Wednesday 6 August 2008

i am

If an alien arrived on earth one of the first things it would note about our species was how much time we spent with each other. 'Humans are social creatures' it might jot down (see Cartwright and Zander, 1953).

If it had been around for a while, it might have added 'but this has been decreasing in the last few decades' (Putnam, 2000). And, maybe if it had been paying special attention, it might scribble something like 'increasingly people have fewer others with whom to discuss their most intimate thoughts and feelings' (McPherson, Smith-Lovin, & Brashears, 2006).

As Ybarra et al (2008) sum up,
The success of the social networks is probably in no small part because they strengthened and made explicit these withering social connections we all naturally crave.

Orange's new campaign, which orbits around the strap line ‘I am’, mines this too.

What does 'I am' mean?

Simply, you are better off working together than you are by yourself, thus necessitating communication technology. You are the sum of the people you communicate with.

One of the nice things about this strategy is that it is actually true. It's not that staple of advertising - myth-making - but a statement of something fundamental about human interaction and that makes it fresh.

For one, you are smarter working together. Ybarra et al (2008) writing in the Personality and Social Psychology Bulletin found that social interaction (as little as 10 minutes) improved intellectual performance.

More social contact is correlated with well-being (Sinha & Verma, 1990; Triandis et al., 1986) and its absence is marked by depression (Gladstone, Parker, Malhi, & Wilhelm, 2007).

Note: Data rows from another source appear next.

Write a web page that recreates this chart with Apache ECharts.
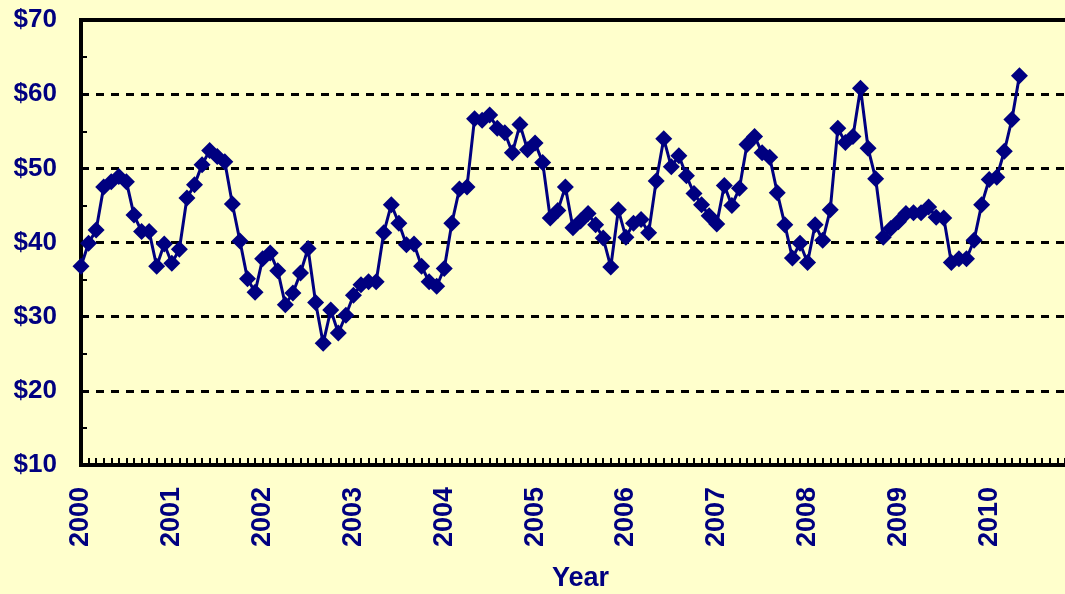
<!DOCTYPE html>
<html>
<head>
<meta charset="utf-8">
<script src="https://cdn.jsdelivr.net/npm/echarts@6/dist/echarts.min.js"></script>
<style>
  html, body { margin: 0; padding: 0; background: #FFFFCC; overflow: hidden; }
  #chart { width: 1100px; height: 594px; }
</style>
</head>
<body>
<div id="chart"></div>
<script>
// Monthly values, starting January 2000
var startYear = 2000;
var prices = [
  36.8, 39.9, 41.7, 47.5, 48.2, 48.9, 48.2, 43.7, 41.5, 41.5, 36.8, 39.8,
  37.2, 39.1, 46.0, 47.8, 50.5, 52.4, 51.6, 50.9, 45.2, 40.2, 35.1, 33.3,
  37.8, 38.6, 36.2, 31.6, 33.2, 35.9, 39.2, 31.9, 26.4, 30.9, 27.8, 30.2,
  32.9, 34.3, 34.7, 34.7, 41.3, 45.1, 42.6, 39.7, 39.8, 36.8, 34.7, 34.1,
  36.5, 42.6, 47.2, 47.5, 56.7, 56.5, 57.2, 55.4, 54.8, 52.1, 55.9, 52.5,
  53.4, 50.8, 43.3, 44.3, 47.5, 42.0, 42.9, 43.9, 42.4, 40.6, 36.7, 44.4,
  40.7, 42.6, 43.1, 41.3, 48.3, 54.0, 50.2, 51.7, 49.0, 46.6, 45.1, 43.6,
  42.5, 47.7, 45.0, 47.3, 53.2, 54.3, 52.1, 51.5, 46.7, 42.4, 37.9, 39.9,
  37.3, 42.4, 40.3, 44.4, 55.4, 53.5, 54.3, 60.8, 52.7, 48.6, 40.7, 41.9,
  42.8, 43.9, 44.0, 44.0, 44.8, 43.4, 43.3, 37.3, 37.8, 37.8, 40.3, 45.1,
  48.5, 48.8, 52.3, 56.6, 62.5
];
var yearTicks = [2000, 2001, 2002, 2003, 2004, 2005, 2006, 2007, 2008, 2009, 2010];
var xAxisName = 'Year';

var seriesData = prices.map(function (v, i) { return [startYear + i / 12, v]; });

var navy = '#000080';
var chart = echarts.init(document.getElementById('chart'));
chart.setOption({
  backgroundColor: '#FFFFCC',
  animation: false,
  grid: {
    left: 81, right: 20, top: 20, bottom: 129,
    outerBoundsMode: 'none',
    containLabel: false,
    show: true, borderColor: '#000', borderWidth: 4, backgroundColor: 'transparent'
  },
  xAxis: {
    type: 'value',
    min: 2000, max: 2011, interval: 1,
    name: xAxisName,
    nameLocation: 'middle',
    nameGap: 100,
    nameMoveOverlap: false,
    nameTextStyle: { color: navy, fontSize: 27, fontWeight: 'bold', fontFamily: 'Liberation Sans, Arial, sans-serif' },
    axisLine: { show: true, lineStyle: { color: '#000', width: 4 } },
    axisTick: { show: true, inside: true, length: 7, lineStyle: { color: '#000', width: 2 } },
    minorTick: { show: true, splitNumber: 12, length: 7, lineStyle: { color: '#000', width: 2 } },
    splitLine: { show: false },
    minorSplitLine: { show: false },
    axisLabel: {
      rotate: 90,
      margin: 22,
      color: navy, fontSize: 27, fontWeight: 'bold', fontFamily: 'Liberation Sans, Arial, sans-serif',
      showMaxLabel: false,
      formatter: function (v) { return yearTicks.indexOf(v) >= 0 ? String(v) : ''; }
    }
  },
  yAxis: {
    type: 'value',
    min: 10, max: 70, interval: 10,
    axisLine: { show: true, lineStyle: { color: '#000', width: 4 } },
    axisTick: { show: true, inside: true, length: 6, lineStyle: { color: '#000', width: 2 } },
    minorTick: { show: true, splitNumber: 2, length: 6, lineStyle: { color: '#000', width: 2 } },
    splitLine: { show: true, lineStyle: { color: '#000', width: 3, type: [8, 7] } },
    axisLabel: {
      margin: 24,
      color: navy, fontSize: 26, fontWeight: 'bold', fontFamily: 'Liberation Sans, Arial, sans-serif',
      formatter: function (v) { return '$' + v; }
    }
  },
  series: [{
    type: 'line',
    data: seriesData,
    symbol: 'diamond',
    symbolSize: 17,
    showAllSymbol: true,
    lineStyle: { color: navy, width: 3 },
    itemStyle: { color: navy },
    z: 5
  }]
});
</script>
</body>
</html>
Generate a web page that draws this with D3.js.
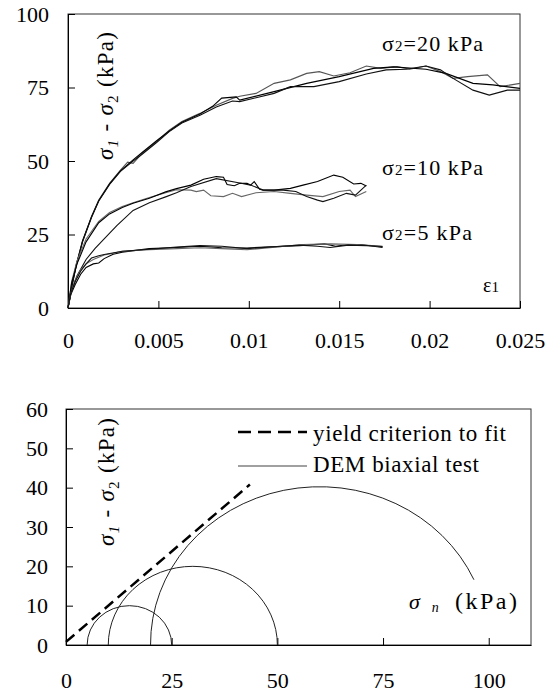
<!DOCTYPE html>
<html>
<head>
<meta charset="utf-8">
<script src="https://cdn.jsdelivr.net/npm/d3@7/dist/d3.min.js"></script>
<style>
  body { margin: 0; background: #fff; }
  svg { display: block; }
  svg text { font-family: "Liberation Serif", "Times New Roman", Times, serif; }
</style>
</head>
<body>
<script>
// ---- top chart: stress-strain curves ----
const strainTicks = [0, 0.005, 0.01, 0.015, 0.02, 0.025];
const strainLabels = ["0", "0.005", "0.01", "0.015", "0.02", "0.025"];
const stressTicks = [0, 25, 50, 75, 100];

// sigma2 = 20 kPa (three tests)
const c20a = [[0,0],[0.00017,6.1],[0.00044,14.1],[0.0008,22.6],[0.0013,31.1],[0.0017,36.7],[0.0023,42.4],[0.0029,46.9],[0.0033,49.6],[0.0036,49.2],[0.0041,52.6],[0.0049,56.6],[0.0056,60.5],[0.0063,63.4],[0.0073,66.2],[0.0082,69.0],[0.0091,71.3],[0.0095,72.0],[0.0104,73.0],[0.0114,76.4],[0.0123,77.6],[0.0132,79.8],[0.0139,80.4],[0.0147,78.9],[0.0156,80.0],[0.0165,82.3],[0.0173,81.5],[0.0182,82.1],[0.0189,81.2],[0.0198,82.3],[0.0206,80.4],[0.0213,78.1],[0.0221,78.7],[0.0232,79.3],[0.0239,75.3],[0.025,76.4]];
const c20b = [[0,0],[0.00017,6.3],[0.00044,14.3],[0.0008,22.8],[0.0013,31.0],[0.0017,36.5],[0.0023,42.2],[0.0029,46.6],[0.0036,50.4],[0.0041,52.9],[0.0049,56.9],[0.0056,60.2],[0.0063,63.2],[0.0073,66.0],[0.008,68.6],[0.0085,71.4],[0.0093,71.8],[0.0095,70.7],[0.0114,73.6],[0.0132,76.4],[0.015,78.7],[0.0169,81.5],[0.018,82.0],[0.0198,81.2],[0.0209,79.8],[0.0224,76.4],[0.0235,75.9],[0.025,74.7]];
const c20c = [[0,0],[0.00017,6.0],[0.00044,13.9],[0.0008,22.4],[0.0013,30.8],[0.0017,36.4],[0.0023,42.0],[0.0029,46.5],[0.0036,50.0],[0.0041,52.3],[0.0049,56.3],[0.0056,60.0],[0.0063,62.9],[0.0073,65.6],[0.0082,68.4],[0.0091,70.4],[0.0095,70.2],[0.0114,73.0],[0.0123,75.3],[0.0136,75.3],[0.015,77.0],[0.0165,79.6],[0.0176,81.0],[0.0187,81.2],[0.0198,82.3],[0.0206,81.0],[0.0213,78.1],[0.0224,74.1],[0.0233,72.4],[0.0243,74.1],[0.025,74.1]];

// sigma2 = 10 kPa
const c10a = [[0,0],[0.0002,9],[0.0005,16],[0.001,23.5],[0.0017,29.5],[0.0023,32.5],[0.003,34.5],[0.0036,35.8],[0.0045,37.6],[0.0054,39.2],[0.006,40.2],[0.0068,40.1],[0.0071,39.6],[0.0075,40.1],[0.0079,38.2],[0.0086,37.9],[0.0091,39.0],[0.0096,37.9],[0.0104,39.2],[0.0114,39.6],[0.0123,39.0],[0.0132,38.4],[0.0141,37.9],[0.015,39.6],[0.0156,40.1],[0.0159,37.9],[0.0165,39.6]];
const c10b = [[0,0],[0.0002,8.5],[0.0005,15],[0.001,22.5],[0.0017,29],[0.0023,32],[0.003,34.2],[0.0036,35.6],[0.0045,37.3],[0.0054,39.5],[0.006,40.6],[0.0068,41.8],[0.0075,43.8],[0.0082,44.7],[0.0086,44.5],[0.0088,42.0],[0.0092,41.6],[0.0095,42.4],[0.0099,42.4],[0.0101,41.8],[0.0103,43.0],[0.0106,40.4],[0.0108,40.1],[0.0114,40.1],[0.0123,40.7],[0.013,41.8],[0.0138,43.0],[0.0147,45.2],[0.0152,44.5],[0.0158,42.2],[0.0162,42.4],[0.0165,41.5]];
const c10c = [[0,0],[0.0002,6],[0.0005,11],[0.001,16.5],[0.0015,20.3],[0.002,23.5],[0.0027,28],[0.0036,33.2],[0.0045,35.8],[0.0054,37.8],[0.006,39.2],[0.0068,41.3],[0.0082,44.0],[0.0095,42.5],[0.0101,41.8],[0.0108,40.1],[0.0119,40.1],[0.0126,39.6],[0.0132,37.9],[0.0138,36.7],[0.0141,36.2],[0.0147,37.3],[0.0154,39.0],[0.0159,38.4],[0.0165,41.8]];

// sigma2 = 5 kPa
const c5a = [[0,0],[0.00015,4.5],[0.0004,8],[0.0007,11.5],[0.001,13.8],[0.0014,15],[0.0017,15.3],[0.002,16.8],[0.0025,18.3],[0.003,19],[0.0045,20.2],[0.006,20.6],[0.0073,21],[0.0085,20.5],[0.0099,20.4],[0.0112,20.8],[0.0128,21.2],[0.0142,21.8],[0.0148,21.0],[0.0155,21.6],[0.0162,21.6],[0.0174,20.6]];
const c5b = [[0,0],[0.00015,5],[0.0004,9.5],[0.0007,13],[0.001,15],[0.0014,16.5],[0.002,18],[0.0025,18.6],[0.003,19.3],[0.0045,19.8],[0.006,20.2],[0.0073,20.5],[0.0085,20.2],[0.0099,19.8],[0.0116,20.8],[0.013,21.6],[0.0145,21.8],[0.016,21.6],[0.0174,21.0]];
const c5c = [[0,0],[0.00015,5],[0.0004,9],[0.0007,12.5],[0.001,15],[0.0013,17],[0.0017,17.8],[0.002,18.2],[0.003,19.3],[0.0045,20],[0.006,20.7],[0.0073,21.2],[0.0085,21],[0.0099,20.2],[0.0116,20.9],[0.0128,21.4],[0.0138,21.0],[0.0145,20.6],[0.0155,21.4],[0.0165,21.2],[0.0174,20.9]];

const curves = [c20a, c20b, c20c, c10a, c10b, c10c, c5a, c5b, c5c];
const curveColors = ["#555", "#000", "#111", "#666", "#000", "#111", "#000", "#666", "#111"];
const curveLabels = ["20 kPa", "10 kPa", "5 kPa"];

// ---- bottom chart: Mohr circles ----
const normalTicks = [0, 25, 50, 75, 100];
const shearTicks = [0, 10, 20, 30, 40, 50, 60];
const mohrS3 = [5, 10, 20];        // kPa
const mohrS1 = [25, 50, 100];      // kPa
const mohrEnd = [[25, 0], [50, 0], [96.5, 16.6]];
const yieldLine = [[0, 0.8], [43.5, 40.8]];
const legendLabels = ["yield criterion to fit", "DEM biaxial test"];

const svg = d3.select("body").append("svg")
  .attr("width", 555)
  .attr("height", 700)
  .style("background", "#fff");

const styleAxis = (g) => {
  g.attr("font-family", null).attr("font-size", 22);
  g.selectAll("text").attr("fill", "#000");
  g.selectAll("line").attr("stroke", "#000");
  g.select(".domain").attr("stroke", "#000");
};

// ================= top =================
const x1 = d3.scaleLinear().domain([0, 0.025]).range([68, 520]);
const y1 = d3.scaleLinear().domain([0, 100]).range([308, 14]);

svg.append("rect")
  .attr("x", 68).attr("y", 14)
  .attr("width", x1(0.025) - x1(0)).attr("height", y1(0) - y1(100))
  .attr("fill", "none").attr("stroke", "#333").attr("stroke-width", 1);

svg.append("g")
  .attr("transform", `translate(0,${y1(0)})`)
  .call(d3.axisBottom(x1).tickValues(strainTicks).tickFormat((d, i) => strainLabels[i])
    .tickSizeInner(-7).tickSizeOuter(0).tickPadding(24))
  .call(styleAxis);

svg.append("g")
  .attr("transform", `translate(${x1(0)},0)`)
  .call(d3.axisLeft(y1).tickValues(stressTicks).tickSizeInner(-7).tickSizeOuter(0).tickPadding(19))
  .call(styleAxis);

const line1 = d3.line().x(d => x1(d[0])).y(d => y1(d[1]));

svg.selectAll(".curve")
  .data(curves)
  .enter()
  .append("path")
  .attr("class", "curve")
  .attr("d", line1)
  .attr("fill", "none")
  .attr("stroke", (d, i) => curveColors[i])
  .attr("stroke-width", 1.1);

// sigma2 annotations
const annoPos = [[382, 51, 101], [382, 175, 101], [382, 240, 90]];
curveLabels.forEach((lab, i) => {
  const t = svg.append("text")
    .attr("x", annoPos[i][0]).attr("y", annoPos[i][1])
    .attr("font-size", 22)
    .attr("textLength", annoPos[i][2])
    .attr("lengthAdjust", "spacing");
  t.append("tspan").text("σ");
  t.append("tspan").attr("font-size", 15).text("2");
  t.append("tspan").text("=" + lab);
});

const eps = svg.append("text")
  .attr("x", 483).attr("y", 292)
  .attr("font-size", 20);
eps.append("tspan").text("ε");
eps.append("tspan").attr("font-size", 15).text("1");

const yTitle = (cx, cy) => {
  const t = svg.append("text")
    .attr("transform", `translate(${cx},${cy}) rotate(-90)`)
    .attr("text-anchor", "middle")
    .attr("font-size", 23)
    .attr("textLength", 128)
    .attr("lengthAdjust", "spacing");
  t.append("tspan").attr("font-style", "italic").text("σ");
  t.append("tspan").attr("font-style", "italic").attr("font-size", 15).attr("dy", 5).text("1");
  t.append("tspan").attr("dy", -5).text(" - ");
  t.append("tspan").attr("font-style", "italic").text("σ");
  t.append("tspan").attr("font-size", 15).attr("dy", 5).text("2");
  t.append("tspan").attr("dy", -5).text(" (kPa)");
};
yTitle(113, 96);

// ================= bottom =================
const x2 = d3.scaleLinear().domain([0, 110]).range([66, 531]);
const y2 = d3.scaleLinear().domain([0, 60]).range([645, 409]);

svg.append("rect")
  .attr("x", x2(0)).attr("y", y2(60))
  .attr("width", x2(110) - x2(0)).attr("height", y2(0) - y2(60))
  .attr("fill", "none").attr("stroke", "#333").attr("stroke-width", 1);

svg.append("g")
  .attr("transform", `translate(0,${y2(0)})`)
  .call(d3.axisBottom(x2).tickValues(normalTicks).tickSizeInner(-7).tickSizeOuter(0).tickPadding(27))
  .call(styleAxis);

svg.append("g")
  .attr("transform", `translate(${x2(0)},0)`)
  .call(d3.axisLeft(y2).tickValues(shearTicks).tickSizeInner(-7).tickSizeOuter(0).tickPadding(18))
  .call(styleAxis);

// Mohr semicircles (drawn as arcs through the scales)
svg.selectAll(".mohr")
  .data(mohrS3)
  .enter()
  .append("path")
  .attr("class", "mohr")
  .attr("d", (s3, i) => {
    const r = (mohrS1[i] - s3) / 2;
    const rx = x2(r) - x2(0);
    const ry = y2(0) - y2(r);
    return `M${x2(s3)},${y2(0)} A${rx},${ry} 0 0 1 ${x2(mohrEnd[i][0])},${y2(mohrEnd[i][1])}`;
  })
  .attr("fill", "none")
  .attr("stroke", "#222")
  .attr("stroke-width", 1);

const line2 = d3.line().x(d => x2(d[0])).y(d => y2(d[1]));

svg.append("path")
  .datum(yieldLine)
  .attr("d", line2)
  .attr("fill", "none")
  .attr("stroke", "#000")
  .attr("stroke-width", 2.5)
  .attr("stroke-dasharray", "11,6");

// legend
svg.append("line")
  .attr("x1", 238).attr("x2", 307).attr("y1", 432).attr("y2", 432)
  .attr("stroke", "#000").attr("stroke-width", 2.5).attr("stroke-dasharray", "13,7");
svg.append("line")
  .attr("x1", 238).attr("x2", 307).attr("y1", 466).attr("y2", 466)
  .attr("stroke", "#808080").attr("stroke-width", 1.5);
const legendWidths = [193, 166];
svg.selectAll(".legtext")
  .data(legendLabels)
  .enter()
  .append("text")
  .attr("class", "legtext")
  .attr("x", 313)
  .attr("y", (d, i) => 441 + i * 31)
  .attr("font-size", 23)
  .attr("textLength", (d, i) => legendWidths[i])
  .attr("lengthAdjust", "spacing")
  .text(d => d);

yTitle(114, 482);

const sn = svg.append("text")
  .attr("x", 409).attr("y", 609)
  .attr("font-size", 22)
  .attr("font-style", "italic");
sn.append("tspan").text("σ");
sn.append("tspan").attr("font-size", 14).attr("dx", 12).attr("dy", 3).text("n");

svg.append("text")
  .attr("x", 455).attr("y", 609)
  .attr("font-size", 24)
  .attr("textLength", 62)
  .attr("lengthAdjust", "spacing")
  .text("(kPa)");
</script>
</body>
</html>
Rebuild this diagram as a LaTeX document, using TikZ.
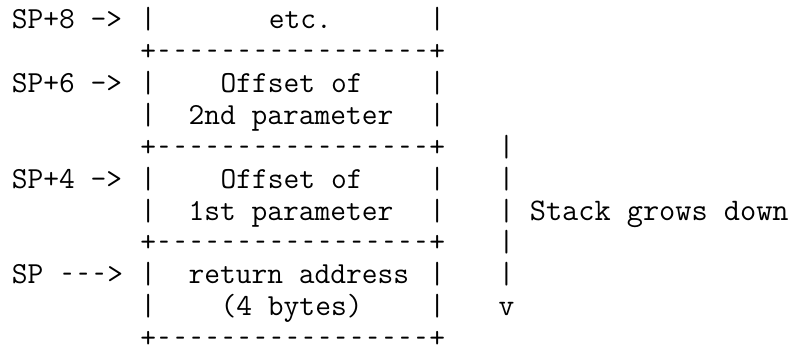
\documentclass[tikz,border=0pt]{standalone}
\usepackage{graphicx}
\usepackage{tikz}

\newcommand\shorthy{\makebox[0.525em]{\scalebox{0.62}[1]{-}}}

\tikzset{
  ascii/.style={font=\fontsize{15.3}{16}\selectfont\ttfamily, inner sep=0pt, anchor=base west},
  dashcell/.style={ascii, anchor=base},
  widetext/.style={ascii, font=\fontsize{15.7}{16}\selectfont\ttfamily}
}

\begin{document}
\begin{tikzpicture}[x = 8.03pt, y = -15.95pt]
\useasboundingbox (-0.716, -0.897) rectangle (48.97, 10.138);

% box rules
\foreach \r in {1, 4, 7, 10} {
  \node (lcor\r) at (8, \r) [ascii] {+};
  \node (rcor\r) at (26, \r) [ascii] {+};
  \foreach \c in {9, ..., 25}
    \node (dash\r-\c) at (\c + 0.5, \r) [dashcell] {\scalebox{0.62}[1]{-}};
}

% box sides
\foreach \r in {0, 2, 3, 5, 6, 8, 9} {
  \node (lbar\r) at (8, \r) [ascii] {|};
  \node (rbar\r) at (26, \r) [ascii] {|};
}

\node (sp8) at (0, 0) [ascii] {SP+8 ->};
\node (sp6) at (0, 2) [ascii] {SP+6 ->};
\node (sp4) at (0, 5) [ascii] {SP+4 ->};
\node (sp) at (0, 8) [ascii] {SP \shorthy\shorthy\shorthy>};

\node (etc) at (16, 0) [ascii] {etc.};
\node (off2) at (13, 2) [ascii] {Offset of};
\node (par2) at (11, 3) [ascii] {2nd parameter};
\node (off1) at (13, 5) [ascii] {Offset of};
\node (par1) at (11, 6) [ascii] {1st parameter};
\node (ret) at (11, 8) [ascii] {return address};
\node (bytes) at (13, 9) [ascii] {(4 bytes)};

% stack direction
\foreach \r in {4, ..., 8}
  \node (grow\r) at (30.3, \r) [ascii] {|};
\node (growtip) at (30.3, 9) [ascii] {v};
\node (grows) at (32.25, 6) [widetext] {Stack grows down};

\end{tikzpicture}
\end{document}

There is even some evidence to show that after controlling for level of health, fewer social connections are linked to an increased risk of death (House, Landis, & Umberson, 1988). Yikes!

Orange is in the relationship business, not the mobile phone business any more.

And not only the relationships between each other but the relationships between all our different digital identities.

'I am' Facebook, Flickr, Blogger, YouTube, Amazon, Vimeo, Google, Dopplr, Wikipedia, del.icio.us, Stumble Upon the list goes on....

This unruly mass of services exists and yet there is nothing to tie them all together.

That is, until Orange’s offering, My Social Place, hits the scene in the autumn soldering all our online identities into one ball.

So ‘I am’ is a strategy that is timely in two ways. It fosters and facilitates being social, something we all need but aren't getting enough of. And it is digitally prescient, preparing for communicative life beyond simple mobile. More evidence of marketing and service dancing together so fast you can tell who's who.

But there is a final bit of cleverness in here. The social thing and the digital thing, as well as being two separate but rather nifty uses of the same strategy for ordinary people, are also commercially adroit when holding hands. As Cory Doctorow, in a speech at Cambridge last month, explains,
"The thing that the Internet is even better at than providing universal access to all human knowledge is nuking collaboration costs, getting rid of the cost of getting people together to do stuff…[This is] what allows us to be literally superhuman. That is to say that if you and someone else can do something that transcends that which you could do alone, then you have done something that is more than one human can do and is superhuman." (around 19 mins in)
'I am' in this sense perhaps acknowledges that what's around the corner is really big collaboration online and on-phone. And Orange is going to be a company to help out with all of that in its services, the branding seed of which is being planted now.

Pity the execution isn't more exciting and less pretentious. Still, early days.